DDT (Dichloro-diphenyl-trichloroethane):

A highly toxic insecticide, DDT is known to have killed even the birds that fed upon insects which had been exposed to DDT. A number of countries have banned the use of DDT on food crops, and since tobacco falls outside this category, DDT is used in tobacco plantations. It is through this way that DDT finds its way into cigarettes.

Ethyl Furoate:

Ethyl Furoate is used as a flavoring agent in cigarettes and is known to cause liver damage in a number of animal species.

Lead and Polonium:

Radioactive lead and polonium isotopes enter tobacco relating to soil based radium's radioactivity. Regions where tobacco grows are generally radium rich, and this can also be augmented due to fertilizer usage.
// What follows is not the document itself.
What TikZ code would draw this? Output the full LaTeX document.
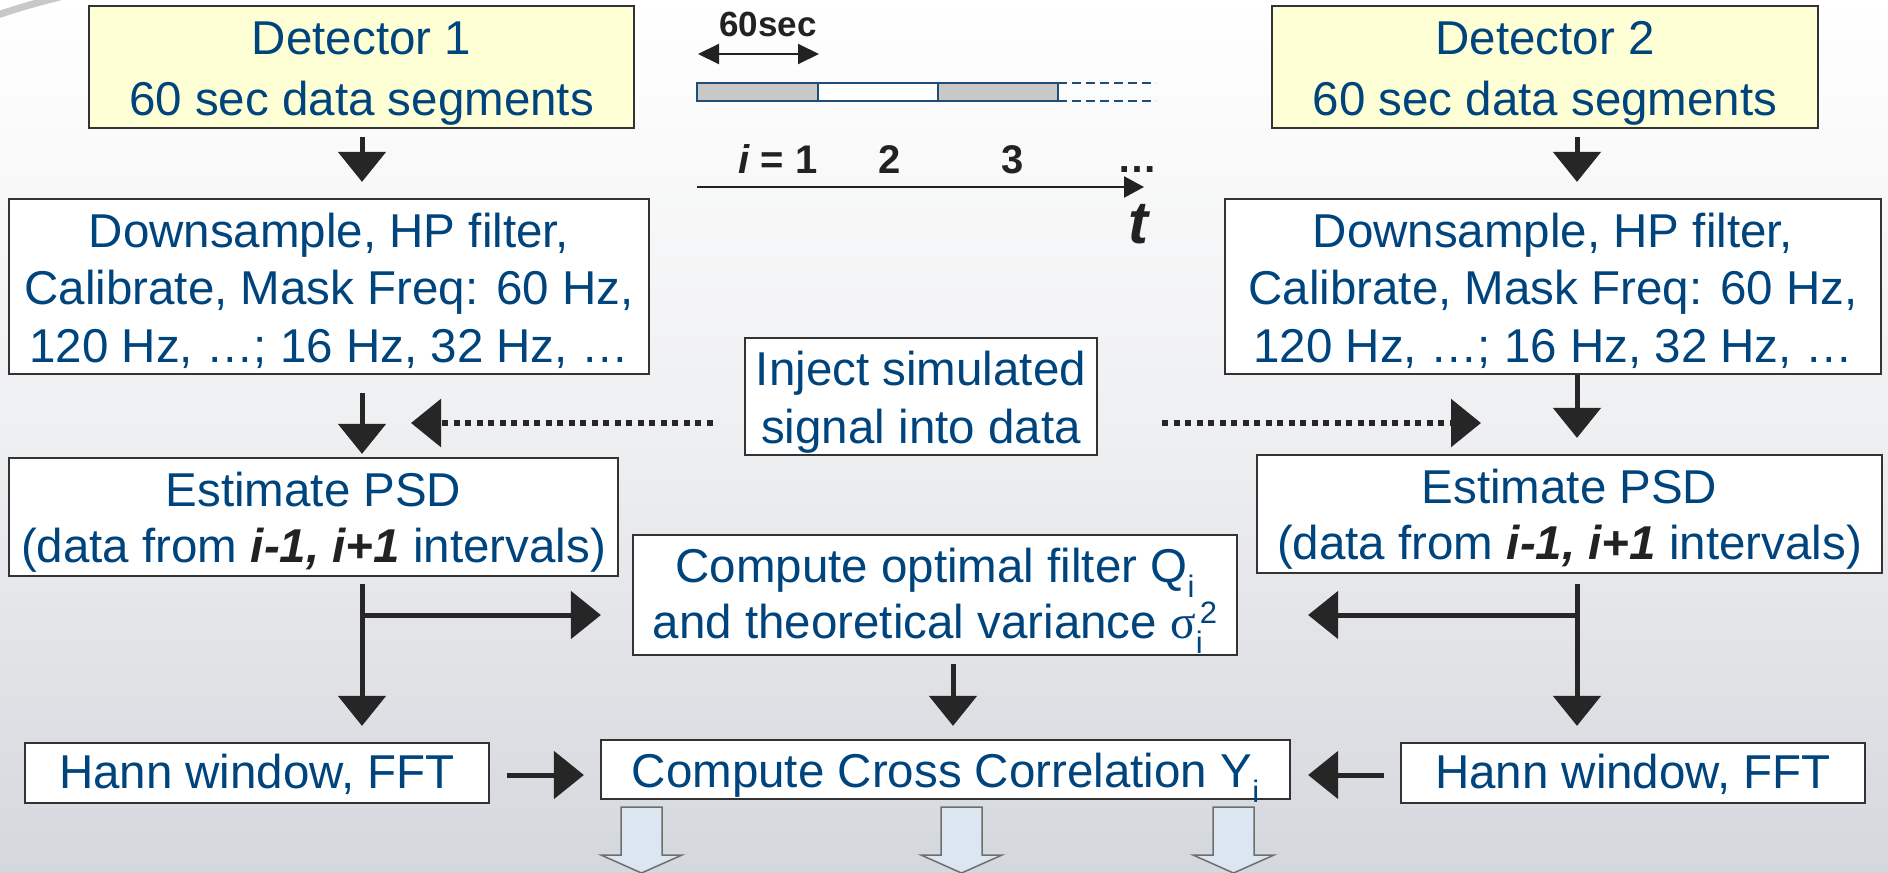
\documentclass[tikz,border=0pt]{standalone}
\usepackage{fontspec}
\setmainfont{Liberation Sans}
\newfontfamily\serifgreek{Liberation Serif}
\usetikzlibrary{arrows.meta}

\definecolor{txtblue}{RGB}{0,68,125}
\definecolor{arrowdark}{RGB}{38,38,38}
\definecolor{boxline}{RGB}{51,51,51}
\definecolor{detfill}{RGB}{255,255,213}
\definecolor{bgtop}{RGB}{255,255,255}
\definecolor{bgmid}{RGB}{238,239,241}
\definecolor{bgbot}{RGB}{212,215,220}
\definecolor{barblue}{RGB}{31,78,121}
\definecolor{bargray}{RGB}{200,200,200}
\definecolor{blockfill}{RGB}{220,230,242}
\definecolor{blockline}{RGB}{110,110,110}
\definecolor{darktxt}{RGB}{34,34,34}
\definecolor{arcgray}{RGB}{200,200,200}

\newcommand{\boxtxt}[3]{\fontsize{47.5}{#2}\selectfont\raisebox{-#1pt}[\height][\depth]{\begin{tabular}{@{}c@{}}#3\end{tabular}}}
\newcommand{\subi}{\raisebox{-15pt}{\fontsize{31}{31}\selectfont i}}
\newcommand{\suptwo}{\raisebox{15pt}{\fontsize{31}{31}\selectfont 2}}
\newcommand{\bi}[1]{{\color{darktxt}\bfseries\itshape #1}}

\begin{document}
\begin{tikzpicture}[x=1pt,y=-1pt,
  box/.style={draw=boxline, line width=2.2pt, fill=white, inner sep=0pt, text=txtblue},
  detbox/.style={box, fill=detfill},
  arr/.style={draw=arrowdark, line width=5pt, -{Triangle[width=47pt,length=30pt]}, arrowdark},
  dotarr/.style={draw=arrowdark, line width=6pt, dash pattern=on 6pt off 5.5pt, -{Triangle[width=47pt,length=30pt]}},
  tl/.style={text=darktxt, font=\bfseries\fontsize{40}{40}\selectfont, inner sep=0pt, anchor=base},
  block/.style={draw=blockline, line width=1.5pt, fill=blockfill, line join=miter}
]
\useasboundingbox (0,0) rectangle (1888,873);
\shade[top color=bgtop, bottom color=bgbot, middle color=bgmid] (0,0) rectangle (1888,873);

% decorative arc top-left
\draw[line width=7pt, arcgray] (-5,16) .. controls (15,9) and (35,3) .. (60,-3);

% columns
\coordinate (colL) at (362,0);
\coordinate (colR) at (1577,0);
\coordinate (colM) at (953,0);
\coordinate (injrow) at (0,423);
\coordinate (brL) at (362,615);
\coordinate (brR) at (1577,615);
\coordinate (hrow) at (0,775);
\coordinate (injL) at (411,423);
\coordinate (injR) at (1481,423);

% boxes
\node[detbox, minimum width=545pt, minimum height=120pt] (det1) at (361.5,67) {\boxtxt{5.3}{61}{Detector 1\\60 sec data segments}};
\node[detbox, minimum width=546pt, minimum height=120pt] (det2) at (1545,67) {\boxtxt{5.3}{61}{Detector 2\\60 sec data segments}};

\node[box, minimum width=640pt, minimum height=175pt] (ds1) at (329,286.5) {\boxtxt{6.5}{57.5}{Downsample, HP filter,\\Calibrate, Mask Freq: 60 Hz,\\120 Hz, …; 16 Hz, 32 Hz, …}};
\node[box, minimum width=656pt, minimum height=175pt] (ds2) at (1553,286.5) {\boxtxt{6.5}{57.5}{Downsample, HP filter,\\Calibrate, Mask Freq: 60 Hz,\\120 Hz, …; 16 Hz, 32 Hz, …}};

\node[box, minimum width=352pt, minimum height=117pt] (inj) at (921,396.5) {\boxtxt{6}{58}{Inject simulated\\signal into data}};

\node[box, minimum width=609pt, minimum height=118pt] (psd1) at (313.5,517) {\boxtxt{5.8}{56}{Estimate PSD\\(data from \bi{i-1, i+1} intervals)}};
\node[box, minimum width=625pt, minimum height=118pt] (psd2) at (1569.5,514) {\boxtxt{5.8}{56}{Estimate PSD\\(data from \bi{i-1, i+1} intervals)}};

\node[box, minimum width=604pt, minimum height=120pt] (opt) at (935,595) {\boxtxt{3.8}{56}{Compute optimal filter Q\subi\\and theoretical variance {\serifgreek σ}\rlap{\subi}\kern4pt\suptwo}};

\node[box, minimum width=689pt, minimum height=59pt] (cross) at (945.5,769.5) {\boxtxt{5.9}{58}{Compute Cross Correlation Y\subi}};

\node[box, minimum width=464pt, minimum height=60pt] (hann1) at (257,773) {\boxtxt{3.4}{58}{Hann window, FFT}};
\node[box, minimum width=464pt, minimum height=60pt] (hann2) at (1633,773) {\boxtxt{3.4}{58}{Hann window, FFT}};

% connectors
\draw[arr, shorten <=8pt, shorten >=16pt] (det1.south -| colL) -- (ds1.north -| colL);
\draw[arr, shorten <=8pt, shorten >=16pt] (det2.south -| colR) -- (ds2.north -| colR);
\draw[arr, shorten <=18pt, shorten >=3pt] (ds1.south -| colL) -- (psd1.north -| colL);
\draw[arr, shorten >=16pt] (ds2.south -| colR) -- (psd2.north -| colR);

\draw[arr, shorten <=7pt, shorten >=16pt] (psd1.south -| colL) -- (hann1.north -| colL);
\draw[arr, shorten >=31pt] (brL) -- (opt.west |- brL);
\draw[arr, shorten <=10pt, shorten >=16pt] (psd2.south -| colR) -- (hann2.north -| colR);
\draw[arr, shorten >=70pt] (brR) -- (opt.east |- brR);

\draw[arr, shorten <=8pt, shorten >=13pt] (opt.south -| colM) -- (cross.north -| colM);
\draw[arr, shorten <=17pt, shorten >=16pt] (hann1.east |- hrow) -- (cross.west |- hrow);
\draw[arr, shorten <=16pt, shorten >=17pt] (hann2.west |- hrow) -- (cross.east |- hrow);

\draw[dotarr, shorten <=31pt] (inj.west |- injrow) -- (injL);
\draw[dotarr, shorten <=64pt] (inj.east |- injrow) -- (injR);

% block arrows below cross correlation
\foreach \c in {641.5,961.5,1233.5}{
  \draw[block] (\c-20.5,807) -- (\c+20.5,807) -- (\c+20.5,855) -- (\c+40.5,855) -- (\c,873) -- (\c-40.5,855) -- (\c-20.5,855) -- cycle;
}

% timeline
\node[tl, font=\bfseries\fontsize{35}{35}\selectfont] (sixty) at (768,36) {60sec};
\coordinate (dl) at (698,54);
\coordinate (dr) at (819,54);
\draw[line width=2pt, darktxt, {Triangle[width=20pt,length=21pt]}-{Triangle[width=20pt,length=21pt]}] (dl) -- (dr);

\draw[draw=barblue, fill=bargray, line width=1.5pt] (697,83) rectangle (818,101);
\draw[draw=barblue, fill=white, line width=1.5pt] (818,83) rectangle (938,101);
\draw[draw=barblue, fill=bargray, line width=1.5pt] (938,83) rectangle (1058,101);
\draw[barblue, line width=1.5pt, dash pattern=on 9pt off 5pt] (1058,83) -- (1156,83);
\draw[barblue, line width=1.5pt, dash pattern=on 9pt off 5pt] (1058,101) -- (1156,101);

\node[tl] (lab1) at (778,173) {{\itshape i} = 1};
\node[tl] (lab2) at (890,173) {2};
\node[tl] (lab3) at (1013,173) {3};
\node[tl] (labd) at (1137,172) {…};

\coordinate (ax0) at (697,187);
\coordinate (ax1) at (1144,187);
\draw[line width=2.5pt, darktxt, -{Triangle[width=21pt,length=20pt]}] (ax0) -- (ax1);
\node[tl, font=\bfseries\itshape\fontsize{60}{60}\selectfont] (tlab) at (1138,243) {t};
\end{tikzpicture}
\end{document}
Inhaling radioactive lead and polonium can lead to appetite loss, shortness of breath, persistent chest pain, fatigue, pneumonia, lung cancer, bronchial cancer, etc. Radioactive polonium is the only chemical found in cigarette smoke which has caused cancer by itself due to inhalation in lab testing on animals.

Formaldehyde:

While our bodies do produce a small quantity of formaldehyde naturally, a majority of the formaldehyde found in the environment is because of the generation of household waste and the burning of different fuels, and it can also be found in cigarette smoke. Short term exposure to formaldehyde can lead to wheezing, coughing, nausea, skin irritation, etc; and long term exposure can lead to asthma. Formaldehyde is also considered a carcinogen, and is associated with causing nasal and nasopharyngeal cancer.

Methoprene:

This insecticide is classified as a larvicid, and is used to kill larvae of mosquitoes, fleas, and other insects. It works by disabling growth hormones, and its effects on human beings are still being studied.

Megastigmatrienone:

This chemical is a natural constituent of grapefruit juice and can be found in Greek and Turkish tobaccos. It is known to add flavor to tobacco.

Maltitol:

Commonly used as an artificial sweetener, it has been banned in the US because it is believed to be a carcinogenic substance. However, it is still used in cigarettes.

Naphthalene:

Naphthalene is considered a possible carcinogen and can be found in moth balls. This chemical is produced when cigarettes are smoked and prolonged exposure to naphthalene can lead to anemia, nausea / vomiting, headaches, dirrhoea, jaundice, convulsions, and coma; and prolonged exposure can also damage a person's red blood cells.

Methyl Isocyanate:

Another highly toxic chemical, methyl isocyanate is used in manufacturing pesticides among other things. Exposure to this compound can affect the reproductive and respiratory systems. Small amounts of this compound are found in cigarette smoke, and the incidental release of methyl isocyanate from the Union Carbide factory was responsible for more than 2000 deaths in Bhopal (India) in 1984. Signs of methyl isocyanate poisoning include vomiting, breathing problems, chest pain, cough, etc.

Propylene Glycol:

This chemical regulates moisture content, has conservative properties, and also produces milder smoke. Used as a processing agent, it works in minimizing the generation of fine particles and dust, and also works as a solvent when it comes to other additives that are used in cigarettes. Additionally, it also helps in the prevention of mold formation. Other than cigarettes, propylene glycol is also used in a variety of cosmetics, baby wipes, tyre sealants, paints, adhesives, stain removers, fabric softeners, etc. It is a known skin irritant, and can cause kidney damage and liver problems.